As for the other thing I dreaded. I got so close to not doing NaNoWriMo this year. With a small baby, some small work projects and a trip back to the UK all planned for the month of November, why add 50,000 words into the mix? What's the point in trying, if I know I'm going to fail?
This was the moment when I realised I had to do it. I had to at least give it a go. I mean, what kind of lesson is that to teach you?
Writing is not about meeting word count goals; it's about writing words. You see, son, I've come a long way in the last few years in my goal of making writing fiction my main source of income, and I've still got a long, long way to go. But it only took one book for me to realise that there is only one thing that makes me (or anyone else) a writer, and that is writing.

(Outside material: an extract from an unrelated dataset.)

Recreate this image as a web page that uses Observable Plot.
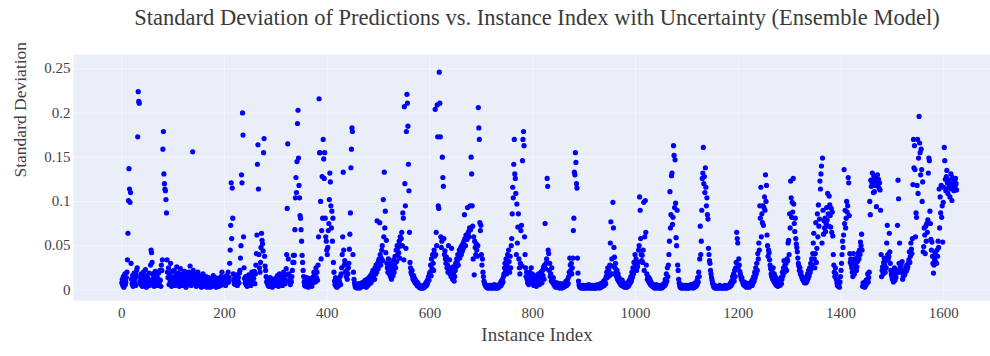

NaNoWriMo is an initiative that gets people writing and when I've spent the last few months writing less than I usually would - for very, very good reason, i.e. YOU - it's the perfect time to take part in something that will help me writing more.
So what does this have to do with you, aside from obviously you seeing my laptop open a bit more often when you're happily playing by yourself? Well, on the very first day of NaNoWriMo, at around 8.30am as I cuddled you close to me, preparing you for your first nap of the day, something happened. For the last month or so, you've only been able to fall asleep quickly and easily for that first nap while lying in my arms. This has suited me fine as I'm normally still half-asleep and so I like to try and nap too, or failing that I read or watch TV. But on this day, 1st November, you became increasingly restless in my arms and started crying. After five minutes of your wailing and wriggling, I needed a break so I put you down in your pram which was the nearest place to hand. Not only did you immediately quieten down but you started playing with the few toys we had hanging down above you in there. After a few minutes of this, your eyes started to close, you began to go through your strange series of pre-sleep whimpers and not five minutes later, you were fast asleep. I watched in astonishment. Then I jumped into action, searching for my laptop.
Your timing couldn't have been better. Of course it was a coincidence, but maybe, just maybe it was also your way of saying, "Come on, Mum. Get to work."
And I did. And every day this week you've done roughly the same thing when I put you in your pram. The result? 12096 words and counting.
Thank you, Baby Bird.
Your still snotty, still tired, but-brilliantly-happy-from-writing-every-single-day, crazy-in-love mother.